О Галине Козловской
О Галине Козловской
Некоторые из преподавателей Ташкентской консерватории, которые учили студентов, как строить музыкальные мосты между западными музыкальными формами и восточным музыкальным содержанием, сами пытались это сделать в своих сочинениях. Самым одаренным из этих композиторов был Алексей Федорович Козловский. Я никогда не встречался с ним – он безвременно умер в 1977 году, за полгода до моего приезда в Ташкент, – но я стал близким другом его вдовы, Галины Лонгиновны Козловской, дожившей до 1991 года. За год до своей смерти, когда ей было 84 года, Галина Лонгиновна завершила книгу, которую назвала «Дни и годы одной прекрасной жизни: Воспоминания о композиторе Алексее Козловском».

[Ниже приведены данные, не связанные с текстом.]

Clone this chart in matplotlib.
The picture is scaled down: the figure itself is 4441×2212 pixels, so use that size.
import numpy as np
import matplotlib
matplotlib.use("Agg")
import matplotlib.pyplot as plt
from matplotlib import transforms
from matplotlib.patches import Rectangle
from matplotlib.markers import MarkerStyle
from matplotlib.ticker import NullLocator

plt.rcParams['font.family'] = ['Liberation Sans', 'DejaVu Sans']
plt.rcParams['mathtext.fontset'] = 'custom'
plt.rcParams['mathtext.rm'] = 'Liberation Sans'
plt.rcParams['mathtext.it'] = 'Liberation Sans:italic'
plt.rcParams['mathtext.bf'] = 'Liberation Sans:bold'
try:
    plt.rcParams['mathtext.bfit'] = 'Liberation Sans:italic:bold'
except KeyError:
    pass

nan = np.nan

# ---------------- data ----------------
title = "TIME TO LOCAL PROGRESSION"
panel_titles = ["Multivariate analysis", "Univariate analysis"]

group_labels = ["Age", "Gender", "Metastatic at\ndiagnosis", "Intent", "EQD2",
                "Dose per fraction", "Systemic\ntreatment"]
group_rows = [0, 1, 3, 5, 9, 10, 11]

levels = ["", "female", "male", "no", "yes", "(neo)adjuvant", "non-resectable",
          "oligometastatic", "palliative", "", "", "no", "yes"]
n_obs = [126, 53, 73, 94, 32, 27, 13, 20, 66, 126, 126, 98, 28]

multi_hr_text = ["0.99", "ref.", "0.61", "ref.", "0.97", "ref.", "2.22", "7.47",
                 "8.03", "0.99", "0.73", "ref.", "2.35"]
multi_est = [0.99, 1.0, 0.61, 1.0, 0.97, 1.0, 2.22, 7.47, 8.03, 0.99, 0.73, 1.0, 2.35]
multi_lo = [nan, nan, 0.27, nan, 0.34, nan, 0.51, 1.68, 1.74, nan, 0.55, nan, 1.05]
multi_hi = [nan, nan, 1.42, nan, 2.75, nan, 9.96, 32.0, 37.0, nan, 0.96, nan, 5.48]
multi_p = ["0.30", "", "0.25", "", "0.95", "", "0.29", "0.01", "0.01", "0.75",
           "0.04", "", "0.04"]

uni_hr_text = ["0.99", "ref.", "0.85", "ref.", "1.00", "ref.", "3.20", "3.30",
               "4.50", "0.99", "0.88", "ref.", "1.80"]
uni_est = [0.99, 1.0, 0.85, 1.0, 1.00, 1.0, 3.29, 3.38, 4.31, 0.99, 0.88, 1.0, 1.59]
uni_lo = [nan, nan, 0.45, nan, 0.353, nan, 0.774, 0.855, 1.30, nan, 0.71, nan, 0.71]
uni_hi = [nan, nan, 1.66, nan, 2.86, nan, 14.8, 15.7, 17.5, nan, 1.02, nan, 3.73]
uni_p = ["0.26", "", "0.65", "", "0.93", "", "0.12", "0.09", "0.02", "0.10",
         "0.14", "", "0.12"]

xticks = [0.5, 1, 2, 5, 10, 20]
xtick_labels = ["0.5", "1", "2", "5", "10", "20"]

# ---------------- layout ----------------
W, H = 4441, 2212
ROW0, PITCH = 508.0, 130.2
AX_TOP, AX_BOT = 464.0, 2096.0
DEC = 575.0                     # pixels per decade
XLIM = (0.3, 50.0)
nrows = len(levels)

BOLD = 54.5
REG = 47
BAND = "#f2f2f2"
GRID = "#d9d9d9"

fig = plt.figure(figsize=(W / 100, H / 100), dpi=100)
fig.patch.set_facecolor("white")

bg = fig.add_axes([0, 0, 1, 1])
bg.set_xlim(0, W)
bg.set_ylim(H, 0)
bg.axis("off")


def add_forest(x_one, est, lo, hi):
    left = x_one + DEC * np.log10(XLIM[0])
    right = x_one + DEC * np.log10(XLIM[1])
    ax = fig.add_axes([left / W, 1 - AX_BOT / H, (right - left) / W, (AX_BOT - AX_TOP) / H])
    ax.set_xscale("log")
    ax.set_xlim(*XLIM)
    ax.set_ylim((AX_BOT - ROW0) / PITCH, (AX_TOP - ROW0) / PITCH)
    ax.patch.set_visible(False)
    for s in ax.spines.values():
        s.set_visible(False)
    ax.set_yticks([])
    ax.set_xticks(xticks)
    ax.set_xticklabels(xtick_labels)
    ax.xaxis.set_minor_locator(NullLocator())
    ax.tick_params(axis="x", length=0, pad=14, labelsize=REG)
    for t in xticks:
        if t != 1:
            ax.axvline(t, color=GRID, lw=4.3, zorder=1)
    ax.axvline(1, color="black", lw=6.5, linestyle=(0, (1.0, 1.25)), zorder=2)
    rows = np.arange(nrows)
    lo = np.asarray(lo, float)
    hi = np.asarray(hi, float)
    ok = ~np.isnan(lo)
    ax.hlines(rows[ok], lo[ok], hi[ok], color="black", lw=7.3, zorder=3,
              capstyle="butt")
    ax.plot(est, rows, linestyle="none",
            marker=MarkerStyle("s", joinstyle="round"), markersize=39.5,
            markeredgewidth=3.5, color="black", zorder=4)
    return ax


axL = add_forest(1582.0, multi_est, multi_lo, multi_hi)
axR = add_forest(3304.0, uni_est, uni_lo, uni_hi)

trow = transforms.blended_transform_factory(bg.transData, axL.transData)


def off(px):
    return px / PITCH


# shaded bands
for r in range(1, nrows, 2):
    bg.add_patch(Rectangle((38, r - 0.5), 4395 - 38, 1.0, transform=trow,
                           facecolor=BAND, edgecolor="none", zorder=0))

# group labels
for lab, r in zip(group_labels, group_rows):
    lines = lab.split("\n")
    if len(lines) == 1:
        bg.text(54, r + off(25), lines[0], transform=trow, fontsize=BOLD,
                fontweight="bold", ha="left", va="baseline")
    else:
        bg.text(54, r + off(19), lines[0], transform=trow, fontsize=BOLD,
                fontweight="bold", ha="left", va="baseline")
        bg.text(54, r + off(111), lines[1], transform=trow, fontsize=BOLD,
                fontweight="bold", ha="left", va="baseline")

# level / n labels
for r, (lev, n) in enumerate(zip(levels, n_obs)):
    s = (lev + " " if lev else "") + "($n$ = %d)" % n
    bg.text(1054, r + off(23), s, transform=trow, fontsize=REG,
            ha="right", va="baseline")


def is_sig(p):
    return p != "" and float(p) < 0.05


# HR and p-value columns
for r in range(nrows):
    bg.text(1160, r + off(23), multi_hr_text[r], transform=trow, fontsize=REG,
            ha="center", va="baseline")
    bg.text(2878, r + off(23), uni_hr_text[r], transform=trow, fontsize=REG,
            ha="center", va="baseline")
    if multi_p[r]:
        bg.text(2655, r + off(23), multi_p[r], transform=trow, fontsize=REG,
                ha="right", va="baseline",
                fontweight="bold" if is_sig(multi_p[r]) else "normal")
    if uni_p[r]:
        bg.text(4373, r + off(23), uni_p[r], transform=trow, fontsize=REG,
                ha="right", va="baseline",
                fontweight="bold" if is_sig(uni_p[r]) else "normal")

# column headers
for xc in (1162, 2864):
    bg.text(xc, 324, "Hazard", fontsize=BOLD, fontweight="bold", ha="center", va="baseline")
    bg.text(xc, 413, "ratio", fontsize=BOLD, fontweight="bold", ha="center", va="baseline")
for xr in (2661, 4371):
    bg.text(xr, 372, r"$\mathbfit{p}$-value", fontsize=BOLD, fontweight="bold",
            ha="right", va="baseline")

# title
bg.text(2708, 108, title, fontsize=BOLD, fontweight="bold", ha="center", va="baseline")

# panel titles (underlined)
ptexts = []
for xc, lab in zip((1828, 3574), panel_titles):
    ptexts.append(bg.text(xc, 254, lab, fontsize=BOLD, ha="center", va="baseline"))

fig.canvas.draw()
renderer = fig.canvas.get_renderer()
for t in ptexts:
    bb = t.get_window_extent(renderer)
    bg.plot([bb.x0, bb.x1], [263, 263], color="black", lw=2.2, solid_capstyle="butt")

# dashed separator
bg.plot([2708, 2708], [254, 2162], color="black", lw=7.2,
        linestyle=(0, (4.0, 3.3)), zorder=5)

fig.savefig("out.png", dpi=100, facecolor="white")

Когда я впервые встретился с ней, Галине Лонгиновне исполнилось 72 года, и она страдала от множества физических немощей, настолько подрывавших ее здоровье, что когда я уехал из Ташкента в конце 1978 года, я сомневался, что увижу ее вновь. Но она опровергла пессимистические ожидания всех своих знакомых и прожила еще тринадцать лет, в течение которых, за исключением редких визитов в больницу, никогда не покидала пышный, разросшийся сад и крохотный домик, в котором двадцать лет прожила с Алексеем Федоровичем. Она жила, совершенно не интересуясь тем Ташкентом, который заменил полумистический город ее воспоминаний, предпочитая замкнутый мир сада и домика с дорогими ей реликвиями, в котором она работала, спала, питалась и принимала гостей, ведя необычайную жизнь, заполненную воображением и памятью.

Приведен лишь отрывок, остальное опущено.